Extending the coverage to other areas

The transcription was straightforward. The work of editing—producing the marginal notes to guide the reader, and the 450 pages of index—required extensive research and sustained effort.

This was pursued partly using the resources listed under Links. It also covered other parts of England in local record offices and archives in North and West Yorkshire, Wigan in Lancashire, and Hull: Mary Hardy travelled hundreds of miles on her visits to those areas to see family members.

Special collections were consulted at King’s College and Westminster College, Cambridge, and elsewhere. A trip to Leiden and Middelburg in Holland helped to identify the links between East Anglia and the Low Countries in Mary Hardy’s time. The physicians she knew generally trained at Leiden, not Edinburgh, in an age when no English university granted a medical degree.

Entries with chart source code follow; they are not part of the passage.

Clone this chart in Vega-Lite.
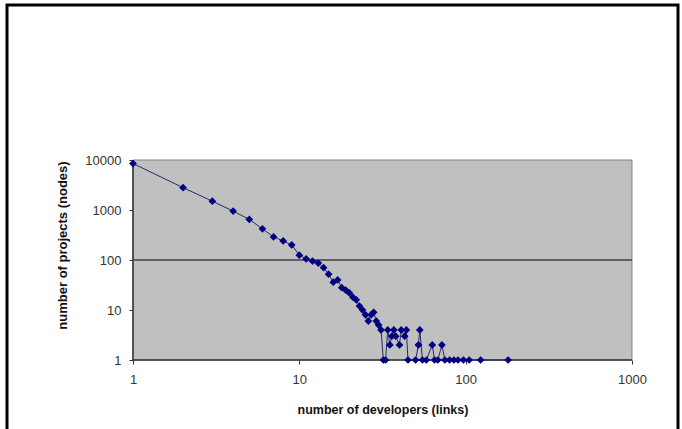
{
  "$schema": "https://vega.github.io/schema/vega-lite/v6.json",
  "width": 671,
  "height": 426,
  "padding": {"left": 7, "top": 5, "right": 4, "bottom": 0},
  "autosize": {"type": "none"},
  "background": "white",
  "config": {
    "view": {"stroke": "black", "strokeWidth": 3, "fill": "white"},
    "font": "Liberation Sans"
  },
  "datasets": {
    "pts": [
      {"developers": 1, "projects": 8500},
      {"developers": 2, "projects": 2800},
      {"developers": 3, "projects": 1500},
      {"developers": 4, "projects": 950},
      {"developers": 5, "projects": 650},
      {"developers": 6, "projects": 420},
      {"developers": 7, "projects": 290},
      {"developers": 8, "projects": 240},
      {"developers": 9, "projects": 200},
      {"developers": 10, "projects": 125},
      {"developers": 11, "projects": 105},
      {"developers": 12, "projects": 95},
      {"developers": 13, "projects": 87},
      {"developers": 14, "projects": 70},
      {"developers": 15, "projects": 52},
      {"developers": 16, "projects": 36},
      {"developers": 17, "projects": 40},
      {"developers": 18, "projects": 28},
      {"developers": 19, "projects": 25},
      {"developers": 20, "projects": 22},
      {"developers": 21, "projects": 18},
      {"developers": 22, "projects": 16},
      {"developers": 23, "projects": 12},
      {"developers": 24, "projects": 10},
      {"developers": 25, "projects": 8},
      {"developers": 26, "projects": 6},
      {"developers": 27, "projects": 8},
      {"developers": 28, "projects": 9},
      {"developers": 29, "projects": 6},
      {"developers": 30, "projects": 5},
      {"developers": 31, "projects": 4},
      {"developers": 32, "projects": 1},
      {"developers": 33, "projects": 1},
      {"developers": 34, "projects": 4},
      {"developers": 35, "projects": 2},
      {"developers": 36, "projects": 3},
      {"developers": 37, "projects": 4},
      {"developers": 38, "projects": 3},
      {"developers": 40, "projects": 2},
      {"developers": 41, "projects": 4},
      {"developers": 43, "projects": 3},
      {"developers": 44, "projects": 4},
      {"developers": 45, "projects": 1},
      {"developers": 50, "projects": 1},
      {"developers": 52, "projects": 2},
      {"developers": 53, "projects": 4},
      {"developers": 55, "projects": 1},
      {"developers": 58, "projects": 1},
      {"developers": 63, "projects": 2},
      {"developers": 65, "projects": 1},
      {"developers": 68, "projects": 1},
      {"developers": 72, "projects": 2},
      {"developers": 75, "projects": 1},
      {"developers": 80, "projects": 1},
      {"developers": 85, "projects": 1},
      {"developers": 90, "projects": 1},
      {"developers": 97, "projects": 1},
      {"developers": 105, "projects": 1},
      {"developers": 123, "projects": 1},
      {"developers": 180, "projects": 1}
    ],
    "plotarea": [{"developers": 1, "developers_end": 1000, "projects": 1, "projects_end": 10000}],
    "grid": [{"developers": 1, "developers_end": 1000, "projects": 100}],
    "xaxisline": [{"developers": 1, "developers_end": 1000, "projects": 1}],
    "yaxisline": [{"developers": 1, "projects": 1, "projects_end": 10000}]
  },
  "encoding": {
    "x": {
      "field": "developers", "type": "quantitative",
      "scale": {"type": "log", "domain": [0.17478, 1890.9], "nice": false, "zero": false},
      "axis": {
        "values": [1, 10, 100, 1000],
        "format": "d",
        "offset": -71,
        "domain": false,
        "grid": false,
        "tickSize": 4,
        "tickColor": "#333333",
        "labelPadding": 9,
        "labelFontSize": 13,
        "labelColor": "#333333",
        "labelFont": "Liberation Sans",
        "title": "number of developers (links)",
        "titleFont": "Liberation Sans",
        "titleFontSize": 12.5,
        "titleFontWeight": "bold",
        "titleColor": "#111111",
        "titleX": 375.5,
        "titleY": 43,
        "titleAlign": "center",
        "titleBaseline": "top"
      }
    },
    "y": {
      "field": "projects", "type": "quantitative",
      "scale": {"type": "log", "domain": [0.038019, 12589254], "nice": false, "zero": false},
      "axis": {
        "values": [1, 10, 100, 1000, 10000],
        "format": "d",
        "offset": -126,
        "domain": false,
        "grid": false,
        "tickSize": 4,
        "tickColor": "#333333",
        "labelPadding": 8,
        "labelFontSize": 13,
        "labelColor": "#333333",
        "labelFont": "Liberation Sans",
        "title": "number of projects (nodes)",
        "titleFont": "Liberation Sans",
        "titleFontSize": 13,
        "titleFontWeight": "bold",
        "titleColor": "#111111",
        "titleY": 240,
        "titlePadding": 15
      }
    }
  },
  "layer": [
    {
      "data": {"name": "plotarea"},
      "mark": {"type": "rect", "fill": "#c0c0c0", "stroke": "#808080", "strokeWidth": 1},
      "encoding": {
        "x2": {"field": "developers_end"},
        "y2": {"field": "projects_end"}
      }
    },
    {
      "data": {"name": "grid"},
      "mark": {"type": "rule", "color": "black", "strokeWidth": 1},
      "encoding": {
        "x2": {"field": "developers_end"}
      }
    },
    {
      "data": {"name": "xaxisline"},
      "mark": {"type": "rule", "color": "#333333", "strokeWidth": 1.5},
      "encoding": {
        "x2": {"field": "developers_end"}
      }
    },
    {
      "data": {"name": "yaxisline"},
      "mark": {"type": "rule", "color": "#333333", "strokeWidth": 1.5},
      "encoding": {
        "y2": {"field": "projects_end"}
      }
    },
    {
      "data": {"name": "pts"},
      "mark": {
        "type": "line",
        "color": "#2a2a6a",
        "strokeWidth": 1,
        "point": {"shape": "diamond", "filled": true, "size": 60, "color": "#000080"}
      },
      "encoding": {}
    }
  ]
}
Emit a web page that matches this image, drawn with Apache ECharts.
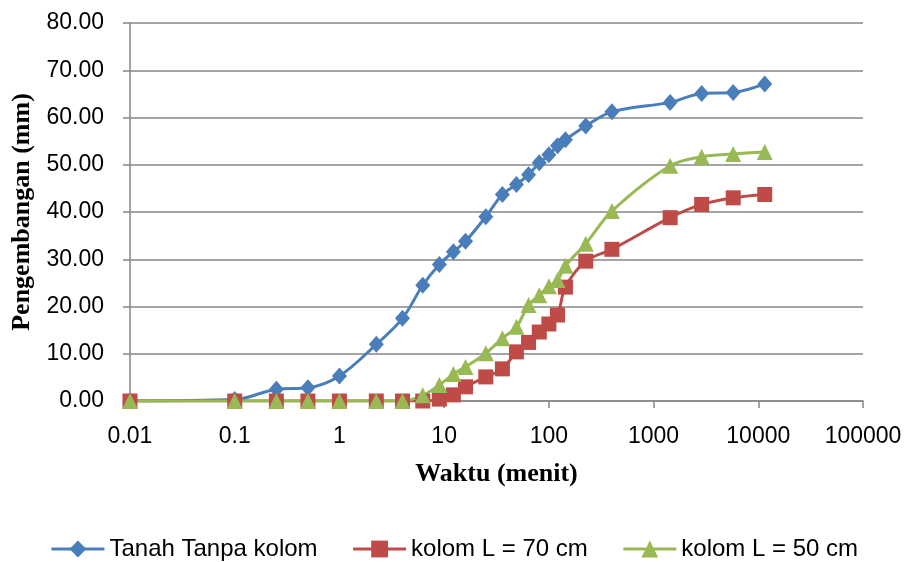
<!DOCTYPE html>
<html>
  <head>
    <meta charset="utf-8" />
    <title>Pengembangan vs Waktu</title>
    <script src="https://cdn.jsdelivr.net/npm/echarts@6/dist/echarts.min.js"></script>
  </head>
  <body style="margin: 0">
    <div id="main" style="width: 908px; height: 562px"></div>
    <script type="text/javascript">
      // waktu (menit) - same for all three series
      var times = [0.01, 0.1, 0.25, 0.5, 1, 2.25, 4, 6.25, 9, 12.25, 16, 25, 36, 49,
        64, 81, 100, 121, 144, 225, 400, 1440, 2880, 5760, 11520];

      var seriesNames = ["Tanah Tanpa kolom", "kolom L = 70 cm", "kolom L = 50 cm"];

      // pengembangan (mm)
      var tanahTanpaKolom = [0, 0.3, 2.5, 2.8, 5.3, 12.0, 17.5, 24.5, 28.9, 31.6, 33.8, 39.0,
        43.7, 45.8, 47.9, 50.4, 52.1, 54.0, 55.3, 58.2, 61.2, 63.2, 65.1, 65.3, 67.1];
      var kolom70 = [0, 0, 0, 0, 0, 0, 0, 0, 0.4, 1.3, 3.0, 5.1, 6.8, 10.4, 12.4, 14.6,
        16.3, 18.2, 24.1, 29.6, 32.1, 38.8, 41.6, 43.0, 43.7];
      var kolom50 = [0, 0, 0, 0, 0, 0, 0, 1.2, 3.4, 5.7, 7.2, 10.1, 13.3, 15.7, 20.3, 22.4,
        24.3, 25.6, 28.6, 33.3, 40.2, 49.8, 51.7, 52.3, 52.7];
    </script>

    <script type="text/javascript">
      var myChart = echarts.init(document.getElementById("main"));

      function pairs(values) {
        var out = [];
        for (var i = 0; i < times.length; i++) {
          out.push([times[i], values[i]]);
        }
        return out;
      }

      var labelFont = { fontFamily: "Liberation Sans, Arial, sans-serif", fontSize: 23, color: "#000" };
      var titleFont = { fontFamily: "Liberation Serif, Times New Roman, serif", fontSize: 26, fontWeight: "bold", color: "#000" };
      var gray = "#868686";

      var option = {
        animation: false,
        color: ["#4A7EBB", "#BE4B48", "#98B954"],
        grid: { left: 130, right: 45, top: 23, bottom: 161 },
        legend: {
          data: seriesNames,
          top: 532,
          left: "center",
          itemWidth: 53,
          itemHeight: 21,
          itemGap: 34,
          lineStyle: { width: 3 },
          textStyle: { fontFamily: labelFont.fontFamily, fontSize: 24, color: "#000" },
        },
        xAxis: {
          type: "log",
          logBase: 10,
          min: 0.01,
          max: 100000,
          name: "Waktu (menit)",
          nameLocation: "middle",
          nameGap: 60,
          nameTextStyle: titleFont,
          axisLine: { lineStyle: { color: gray, width: 1.5 } },
          axisTick: { length: 7, lineStyle: { color: gray, width: 1.5 } },
          minorTick: { show: false },
          splitLine: { show: false },
          axisLabel: Object.assign({
            margin: 24,
            formatter: function (v) { return String(Number(v.toPrecision(3))); },
          }, labelFont),
        },
        yAxis: {
          type: "value",
          min: 0,
          max: 80,
          interval: 10,
          name: "Pengembangan (mm)",
          nameLocation: "middle",
          nameGap: 89,
          nameTextStyle: titleFont,
          axisLine: { show: true, lineStyle: { color: gray, width: 1.5 } },
          axisTick: { show: true, length: 7, lineStyle: { color: gray, width: 1.5 } },
          splitLine: { lineStyle: { color: gray, width: 1.5 } },
          axisLabel: Object.assign({
            margin: 26,
            formatter: function (v) { return v.toFixed(2); },
          }, labelFont),
        },
        series: [
          {
            name: seriesNames[0],
            type: "line",
            smooth: 0.35,
            symbol: "diamond",
            symbolSize: [15, 17],
            lineStyle: { width: 3 },
            data: pairs(tanahTanpaKolom),
          },
          {
            name: seriesNames[1],
            type: "line",
            smooth: 0.35,
            symbol: "rect",
            symbolSize: 15,
            lineStyle: { width: 3 },
            data: pairs(kolom70),
          },
          {
            name: seriesNames[2],
            type: "line",
            smooth: 0.35,
            symbol: "triangle",
            symbolSize: 16,
            lineStyle: { width: 3 },
            data: pairs(kolom50),
          },
        ],
      };

      myChart.setOption(option);
    </script>
  </body>
</html>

A productive, industrialised area

The results of Margaret Bird’s researches will be of great interest to a wide range of people, some of whom are described on the publishers’ website under Our readers. Her findings reach beyond local boundaries.

A Diary endpaper map: Coltishall in 1780

Coltishall: the village where Mary Hardy began her diary and her children went to school

Nevertheless, for local historians the Diary volumes provide a wealth of data. The villages in which Mary Hardy lived are described and mapped in great detail, together with the surrounding area to a radius of up to 20 miles from her bases at Coltishall, on the Norfolk Broads, and Letheringsett, in north Norfolk near the sea.

The diaries make an important contribution to regional history, East Anglia then being at the forefront not only of farming but of many developments in malting and brewing. In an age when malt and beer taxes kept the Army in the field and the Navy at sea the county of Norfolk produced the greatest returns nationally from malt.

Norfolk was also industrialised. The Hardys’ village depicted here, with a population of under 600, had 11 maltings and three commercial breweries in 1780. One of William Hardy‘s rival village brewers had converted his plant to steam by 1795. On moving to Letheringsett William Hardy mechanised his, using water power, as early as 1783–84, as described in Diary 2.